Saturday, May 22, 2010

Carta ao Leitor


O tesouro da infância

Vladimir Godnik/Corbis/Latin Stock
Afeto: como a proteína para o corpo, ele é o alimento da alma infantil em formação


As crianças não são adultos em miniatura. São seres especiais com sensibilidade exacerbada aos sinais emitidos pelo mundo a sua volta. Cada fase da vida de uma criança exige um tipo de atenção capaz de satisfazer necessidades mentais, orgânicas e emocionais específicas. Essas demandas precisam ser atendidas a tempo e a hora para que a criança cresça sadia e equilibrada. As janelas cognitivas já são bastante conhecidas, e os pais aprendem a aproveitá-las com as brincadeiras e os estímulos adequados a cada idade. Os pediatras alertam também para o fato de que a carência de proteína de qualidade na quantidade correta até os 2 anos de idade dificilmente poderá ser compensada com uma boa alimentação nos períodos subsequentes de crescimento. A falta de carinho, o abuso e os maus-tratos, no entanto, respondem pelos danos mais incanceláveis que os adultos podem infligir a uma vida em formação.

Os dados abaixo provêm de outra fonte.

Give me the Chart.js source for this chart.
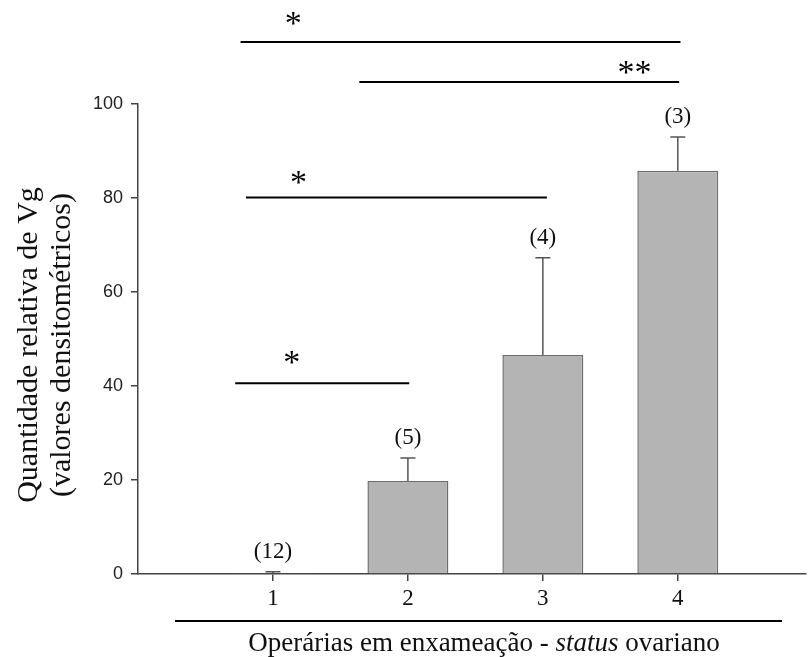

Uma reportagem desta edição de VEJA revela os contornos reais de uma tragédia infantil que há semanas comove o Brasil. Os repórteres da revista conseguiram, com exclusividade, entrevistar a procuradora de Justiça carioca aposentada Vera Lúcia de Sant’Anna, finalmente presa, há duas semanas, depois de uma intensa caçada policial. Ela é acusada de torturar barbaramente durante 29 dias uma menina de 2 anos que pretendia adotar. A reportagem mostra que o drama dessa criança poderia ter sido evitado se os critérios da legislação brasileira de adoção fossem mais rigorosos e abrangentes.

A lei exige que a pessoa interessada em adotar demonstre, por meio de entrevistas, capacidade psicológica para receber uma criança em sua casa e informe à Justiça se responde a processos criminais. Vera Lúcia, que apresenta traços inequívocos de personalidade psicótica, conseguiu a guarda provisória da menina mesmo tendo quinze passagens anteriores pela polícia – sem que nenhuma delas tenha evoluído para a fase judicial. Crianças e recém-nascidos brasileiros abandonados têm na adoção a única chance efetiva de felicidade. O caso da procuradora carioca deveria ser um marco a partir do qual nunca mais essa oportunidade – seja por desrespeito à lei, seja por deficiência da própria legislação – possa ser destruída no Brasil.